■ To do ■
Write the lines out again, from the top of the material to the line containing "err_minus = [0.0, 0.17, 0.17, 0.17, 0.17]", pictures excluded.

■ Data block ■
============================================================

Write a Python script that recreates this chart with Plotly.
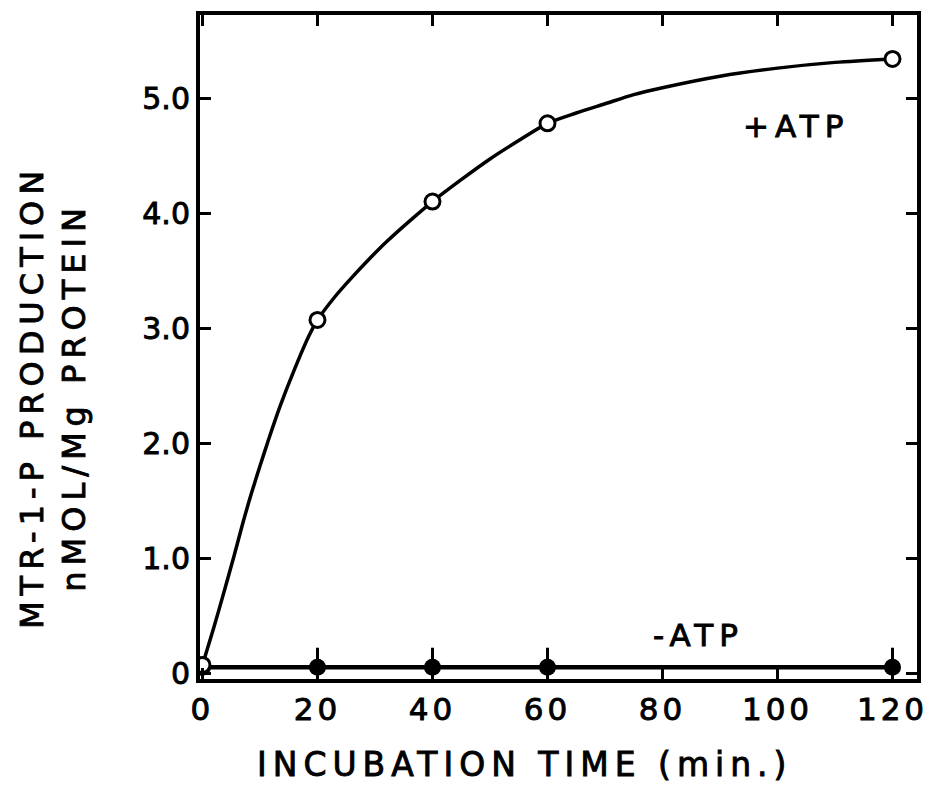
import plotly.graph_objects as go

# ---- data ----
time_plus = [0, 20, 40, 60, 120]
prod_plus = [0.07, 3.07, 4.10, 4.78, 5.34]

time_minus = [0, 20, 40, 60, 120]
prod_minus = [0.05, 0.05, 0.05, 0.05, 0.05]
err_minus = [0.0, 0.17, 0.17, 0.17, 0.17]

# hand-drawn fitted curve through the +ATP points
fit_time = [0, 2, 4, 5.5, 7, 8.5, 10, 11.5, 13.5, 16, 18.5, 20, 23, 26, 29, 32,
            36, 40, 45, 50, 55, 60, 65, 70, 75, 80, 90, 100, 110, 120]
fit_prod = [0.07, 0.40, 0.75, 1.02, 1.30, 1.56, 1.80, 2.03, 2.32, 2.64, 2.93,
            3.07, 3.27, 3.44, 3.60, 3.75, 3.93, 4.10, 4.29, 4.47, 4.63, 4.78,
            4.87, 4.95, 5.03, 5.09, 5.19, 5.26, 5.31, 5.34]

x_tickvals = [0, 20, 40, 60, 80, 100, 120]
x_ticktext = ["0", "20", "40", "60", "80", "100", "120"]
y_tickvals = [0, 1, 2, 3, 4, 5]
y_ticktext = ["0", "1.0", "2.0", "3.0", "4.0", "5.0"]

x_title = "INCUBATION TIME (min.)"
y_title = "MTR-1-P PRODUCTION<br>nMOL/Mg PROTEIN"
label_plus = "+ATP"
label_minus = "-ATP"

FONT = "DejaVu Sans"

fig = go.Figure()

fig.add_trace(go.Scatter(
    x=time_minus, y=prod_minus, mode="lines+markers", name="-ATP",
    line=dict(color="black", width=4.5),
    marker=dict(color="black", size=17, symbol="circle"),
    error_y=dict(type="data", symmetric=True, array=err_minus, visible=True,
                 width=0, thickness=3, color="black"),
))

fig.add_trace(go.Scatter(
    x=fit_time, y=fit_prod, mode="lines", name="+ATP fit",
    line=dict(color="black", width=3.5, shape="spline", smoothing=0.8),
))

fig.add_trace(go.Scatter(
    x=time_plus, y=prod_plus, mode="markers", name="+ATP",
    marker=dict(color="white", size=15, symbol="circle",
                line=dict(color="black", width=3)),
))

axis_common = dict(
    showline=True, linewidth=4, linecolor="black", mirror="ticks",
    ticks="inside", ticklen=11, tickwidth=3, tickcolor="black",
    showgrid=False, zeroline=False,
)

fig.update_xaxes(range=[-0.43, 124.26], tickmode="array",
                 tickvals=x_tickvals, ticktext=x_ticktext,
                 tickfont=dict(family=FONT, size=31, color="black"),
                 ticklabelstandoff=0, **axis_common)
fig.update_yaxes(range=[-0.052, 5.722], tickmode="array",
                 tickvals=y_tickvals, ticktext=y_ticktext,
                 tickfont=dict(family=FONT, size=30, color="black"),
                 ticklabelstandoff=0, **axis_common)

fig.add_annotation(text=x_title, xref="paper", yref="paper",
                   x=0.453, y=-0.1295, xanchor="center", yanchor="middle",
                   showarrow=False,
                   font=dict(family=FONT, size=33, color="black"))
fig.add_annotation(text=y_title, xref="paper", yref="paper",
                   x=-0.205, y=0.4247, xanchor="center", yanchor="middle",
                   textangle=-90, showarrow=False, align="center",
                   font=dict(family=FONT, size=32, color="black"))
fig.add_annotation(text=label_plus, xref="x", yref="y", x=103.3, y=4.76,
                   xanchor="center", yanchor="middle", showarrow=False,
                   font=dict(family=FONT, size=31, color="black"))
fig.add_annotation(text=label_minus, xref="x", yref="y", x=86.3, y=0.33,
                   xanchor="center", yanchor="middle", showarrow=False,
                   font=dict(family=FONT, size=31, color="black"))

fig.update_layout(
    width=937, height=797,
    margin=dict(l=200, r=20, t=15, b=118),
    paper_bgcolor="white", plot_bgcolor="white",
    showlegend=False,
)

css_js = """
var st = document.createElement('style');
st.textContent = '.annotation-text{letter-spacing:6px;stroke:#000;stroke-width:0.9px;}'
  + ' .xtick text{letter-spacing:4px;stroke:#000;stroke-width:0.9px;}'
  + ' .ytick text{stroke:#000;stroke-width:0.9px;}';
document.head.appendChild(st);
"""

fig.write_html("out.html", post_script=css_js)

============================================================

■ Solution to this problem ■
Write a Python script that recreates this chart with Plotly.
import plotly.graph_objects as go

# ---- data ----
time_plus = [0, 20, 40, 60, 120]
prod_plus = [0.07, 3.07, 4.10, 4.78, 5.34]

time_minus = [0, 20, 40, 60, 120]
prod_minus = [0.05, 0.05, 0.05, 0.05, 0.05]
err_minus = [0.0, 0.17, 0.17, 0.17, 0.17]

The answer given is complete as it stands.